Kevin Reilly enters the room now filled with anticipation, a huge key chain dangling from his belt. Joe and his team jump into action, ushering everyone to their seats at the table. The prisoners for their part look nervous. One of them, Ray, had told me earlier that he wanted to do right by the other prisoners who had entrusted this mission to them. Reilly reminds the group of the rules for this meeting. I notice his body language, he looks relaxed. After a round of introductions it is Ray’s turn to present his request. “Many of the phones in the common areas are broken. We get long queues and people start worrying that they might miss their turn. We want to call family, girlfriends, lawyers. It is important to us. Fights break out all the time over how long someone speaks on the phone. We end up hurting one another.” Reilly repeats the request in his own words, promising to duly consider each request before the next session. Just before Ray is led out of the room I ask him how it went. “I didn’t mess up. I feel heard, I feel respected. Let’s hope the governor gets some things done.”
As I make my way back down The Cally, I cannot help but admire the genius of User Voice. It is one thing to figure that the governor and prisoners should talk. But as ex-offenders they also knew how hard it would be to actually have this conversation. Mark knew from experience how intimidating it is for prisoners to speak to the authorities. Probation officers, prison wardens, governors or judges wield enormous power over their lives. And the stakes are even higher when addiction, mental health, money and family problems come into play. Fearing repercussions, prisoners and ex-offenders often stay quiet even if they need help.
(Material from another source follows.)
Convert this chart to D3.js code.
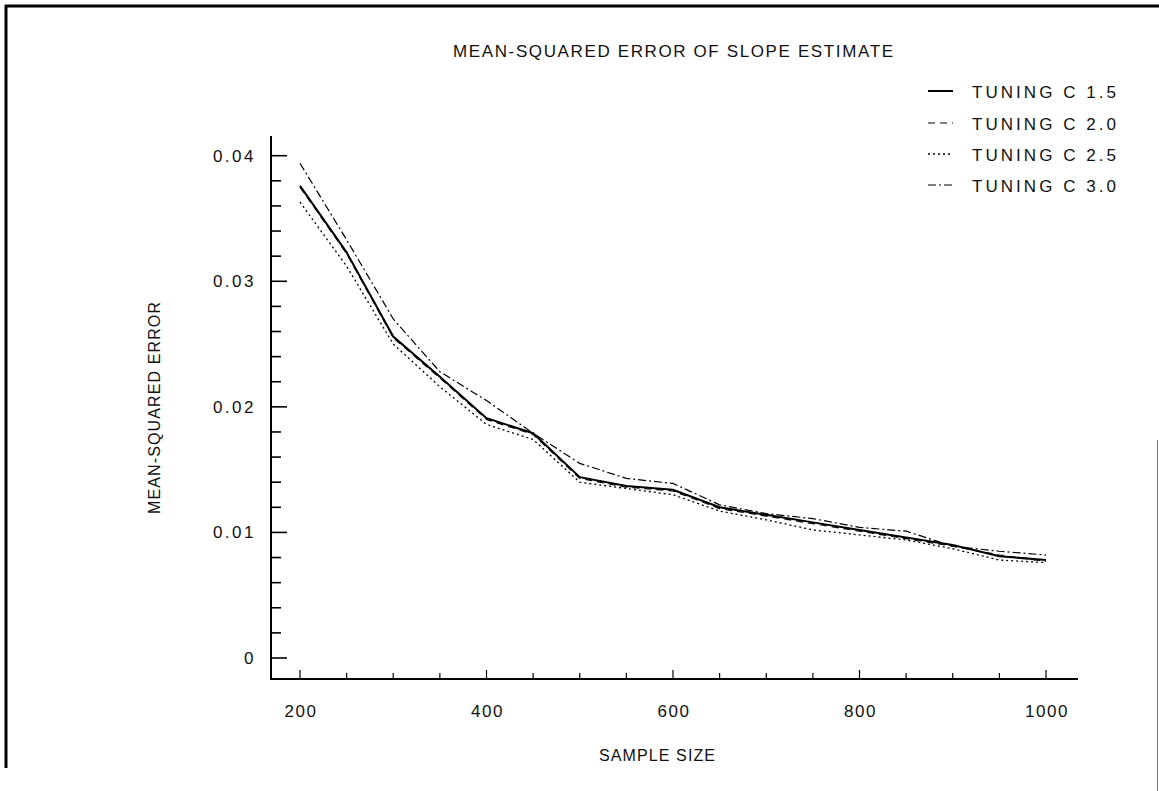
<!DOCTYPE html>
<html><head><meta charset="utf-8">
<script src="https://cdn.jsdelivr.net/npm/d3@7"></script>
<style>
html,body{margin:0;padding:0;background:#fff;}
text{font-family:"Liberation Sans","DejaVu Sans",sans-serif;fill:#111;}
</style></head>
<body>
<svg id="c" width="1159" height="791"></svg>
<script>
const sampleSizes = [200,250,300,350,400,450,500,550,600,650,700,750,800,850,900,950,1000];
const tuning15 = [0.0376,0.0323,0.0256,0.0224,0.0191,0.0179,0.0144,0.0137,0.0134,0.0120,0.0114,0.0108,0.0102,0.0096,0.0090,0.0081,0.0078];
const tuning20 = [0.0375,0.0322,0.0255,0.0223,0.0190,0.0178,0.0143,0.0136,0.0133,0.0119,0.0113,0.0107,0.0101,0.0095,0.0089,0.0082,0.0077];
const tuning25 = [0.0363,0.0312,0.0250,0.0216,0.0186,0.0174,0.0140,0.0135,0.0130,0.0117,0.0110,0.0102,0.0098,0.0094,0.0087,0.0078,0.0076];
const tuning30 = [0.0394,0.0333,0.0270,0.0228,0.0205,0.0179,0.0155,0.0143,0.0139,0.0122,0.0115,0.0111,0.0104,0.0101,0.0089,0.0085,0.0082];
const seriesNames = ["TUNING C 1.5","TUNING C 2.0","TUNING C 2.5","TUNING C 3.0"];
const xTicks = [200,400,600,800,1000];
const yTicks = [0,0.01,0.02,0.03,0.04];
const titleText = "MEAN-SQUARED ERROR OF SLOPE ESTIMATE";
const xTitle = "SAMPLE SIZE";
const yTitle = "MEAN-SQUARED ERROR";

const svg = d3.select("#c");
const x = d3.scaleLinear().domain([200,1000]).range([300,1046]);
const y = d3.scaleLinear().domain([0,0.04]).range([658,155.7]);
const xAxisY = 679, yAxisX = 271;
const xEnd = 1078, yTop = 136;

// frame
svg.append("line").attr("x1",5).attr("x2",1159).attr("y1",6).attr("y2",6).attr("stroke","#000").attr("stroke-width",3);
svg.append("line").attr("x1",6).attr("x2",6).attr("y1",5).attr("y2",768).attr("stroke","#000").attr("stroke-width",3);
svg.append("line").attr("x1",1157.5).attr("x2",1157.5).attr("y1",440).attr("y2",791).attr("stroke","#777").attr("stroke-width",1);

// axes lines
svg.append("line").attr("x1",yAxisX).attr("x2",yAxisX).attr("y1",yTop).attr("y2",xAxisY+1).attr("stroke","#000").attr("stroke-width",2);
svg.append("line").attr("x1",yAxisX).attr("x2",xEnd).attr("y1",xAxisY).attr("y2",xAxisY).attr("stroke","#000").attr("stroke-width",2);

// y ticks
const yMinor = d3.range(0,0.0411,0.002);
svg.append("g").selectAll("line").data(yMinor).join("line")
  .attr("x1",yAxisX).attr("y1",d=>y(d)).attr("y2",d=>y(d))
  .attr("x2",d=>Math.abs(d/0.01-Math.round(d/0.01))<1e-6 ? yAxisX+16 : yAxisX+10)
  .attr("stroke","#000").attr("stroke-width",1.6);
svg.append("g").selectAll("text").data(yTicks).join("text")
  .attr("x",256).attr("y",d=>y(d)+6).attr("text-anchor","end")
  .style("font-size","17px").style("letter-spacing","2.5px")
  .text(d=>d===0?"0":d3.format(".2f")(d));

// x ticks
const xMinor = d3.range(200,1001,50);
svg.append("g").selectAll("line").data(xMinor).join("line")
  .attr("x1",d=>x(d)).attr("x2",d=>x(d)).attr("y1",xAxisY)
  .attr("y2",d=>d%200===0 ? xAxisY-9 : xAxisY-6)
  .attr("stroke","#000").attr("stroke-width",1.2);
svg.append("g").selectAll("text").data(xTicks).join("text")
  .attr("x",d=>x(d)+1).attr("y",717).attr("text-anchor","middle")
  .style("font-size","17px").style("letter-spacing","1.5px")
  .text(d=>d);

// titles
svg.append("text").attr("x",673).attr("y",57).attr("text-anchor","middle")
  .style("font-size","17px").attr("textLength",440).attr("lengthAdjust","spacing").text(titleText);
svg.append("text").attr("x",657).attr("y",761).attr("text-anchor","middle")
  .style("font-size","16px").attr("textLength",116).attr("lengthAdjust","spacing").text(xTitle);
svg.append("text").attr("transform","translate(160,408) rotate(-90)").attr("text-anchor","middle")
  .style("font-size","16px").attr("textLength",212).attr("lengthAdjust","spacing").text(yTitle);

// series
const dashes = [null,"7,5","2,3","8,3,2,3"];
const widths = [2,1.2,1.3,1.2];
const data = [tuning15,tuning20,tuning25,tuning30];
const line = d3.line().x((d,i)=>x(sampleSizes[i])).y(d=>y(d));
data.forEach((s,k)=>{
  svg.append("path").datum(s).attr("d",line).attr("fill","none")
    .attr("stroke","#000").attr("stroke-width",widths[k])
    .attr("stroke-dasharray",dashes[k]);
});

// legend
const legY = [91,123,154,185];
seriesNames.forEach((n,k)=>{
  svg.append("line").attr("x1",928).attr("x2",953).attr("y1",legY[k]).attr("y2",legY[k])
    .attr("stroke","#000").attr("stroke-width",widths[k]).attr("stroke-dasharray",dashes[k]);
  svg.append("text").attr("x",972).attr("y",legY[k]+7).style("font-size","17px")
    .attr("textLength",144).attr("lengthAdjust","spacing").text(n);
});
</script>
</body></html>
And without their participation, the authorities have too little information to help their rehabilitation process. It is a vicious circle marked by fear and distrust that frustrates everyone. User Voice filled a need no one else saw. And independent evaluations proved that it works. Prisoners across the UK open up to the people at User Voice who have lived through similar experiences. In 2009, when Mark Johnson founded the organization, no one had ever involved users of the probation services to improve outcomes. In just the period of 2015-21 User Voice has helped 127,000 ex-offenders take an active role in their probation by giving them a voice. They have recruited and trained more than 1,400 elected representatives to prison councils across the country, where they developed four hundred service improvements. Ninety percent of officials agreed that this empowerment had benefited probation outcomes.